Databricks Community

Dhruv-22 · 2 weeks ago

I ran a databricks notebook to do incremental loads from files in raw layer to bronze layer tables. Today, I encountered a case where the delta file was empty. I tried running it manually on the serverless compute and encountered an error.

df = spark.read.json(path)
df.display()

-- Output
Since Spark 2.3, the queries from raw JSON/CSV files are disallowed when the referenced columns only 
include the internal corrupt record column (named _corrupt_record by default). For example: 
spark.read.schema(schema).csv(file).filter($"_corrupt_record".isNotNull).count() and 
spark.read.schema(schema).csv(file).select("_corrupt_record").show(). Instead, you can cache or 
save the parsed results and then send the same query. 
For example, val df = spark.read.schema(schema).csv(file).cache() and then 
df.filter($"_corrupt_record".isNotNull).count().

I tried caching, but it isn't allowed in serverless compute

[NOT_SUPPORTED_WITH_SERVERLESS] PERSIST TABLE is not supported on serverless compute. SQLSTATE: 0A000

I have the following questions:

Why does this issue occur only in serverless compute? I tried using All-purpose compute with 15.4LTS and it created an empty dataframe.
Is there a way to display the dataframe to see what exactly is the corrupt record? I tried collect, select('*', lit('c')) but it didn't work.
Is there a way in the serverless compute to tolerate empty files?

K_Anudeep · 2 weeks ago

Hello @Dhruv-22 ,

Can you share the schema of the df? Do you have a _corrupt_record column in your dataframe? If yes.. where are you getting it from, because you said its an empty file correct?
As per the design ,Spark blocks queries that only reference_corrupt_record a column from raw JSON/CSV and it throws an error if explicitly accessed. But in your case, you aren't doing that, but it still throws that error, which is why we will need to schema and the explain plan of the dataframe df.explain(true).

By the way, i created an empty file in serverless and it created an empty df as expected

Anudeep

Dhruv-22 · 2 weeks ago

Hey @K_Anudeep

Here are the details you requested.

Yes, there is a _corrupt_record column in the dataframe. It is coming since spark is treating the file to have some corrupt records. Therefore, it is generating the _corrupt_record column

The error comes when I try to run display, collect or any such command. Here is the explain

Also, db.count() is 1

I checked the file size, it was 3 bytes. It doesn't display any character.

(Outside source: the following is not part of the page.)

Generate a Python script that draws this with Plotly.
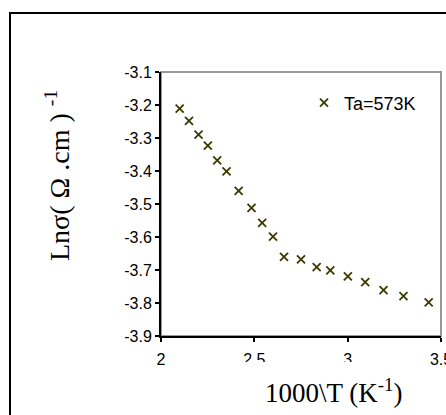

But, printing the hexdump it gives the following

I guess this is causing the issue. Can you tell how to deal with it? It runs fine on the all-purpose cluster though

K_Anudeep · 2 weeks ago

Hey @Dhruv-22 ,

Oh .. this totally makes sense now. In that case, it is a true corrupt record..You can just add the read option DROPMALFORMED and it should work

df1 = (spark.read
.format("json")
.option("mode", "DROPMALFORMED") # <- drops malformed record
.load(base))

df1.display()

Anudeep

Dhruv-22 · 2 weeks ago

Hi @K_Anudeep

I searched more. It is not a corrupt record. The three characters represent a Byte Order Mark (BOM) signaling that the file is UTF-8 encoded. It is a standard thing. Also, the file is generated automatically by a no-code pipeline (Azure Data Factory) so it is difficult to say that there is an issue with the service.

The difference occurs with Photon enablement. In serverless cluster, Photon is enabled by default. In all-purpose cluster the file reads fine. When I enable photon in the all-purpose cluster, it fails with the same error as in serverless cluster.

So, there is a difference in the parser used by photon. It is different than normal spark. Could you some more digging and find out what exactly is the thing causing the error?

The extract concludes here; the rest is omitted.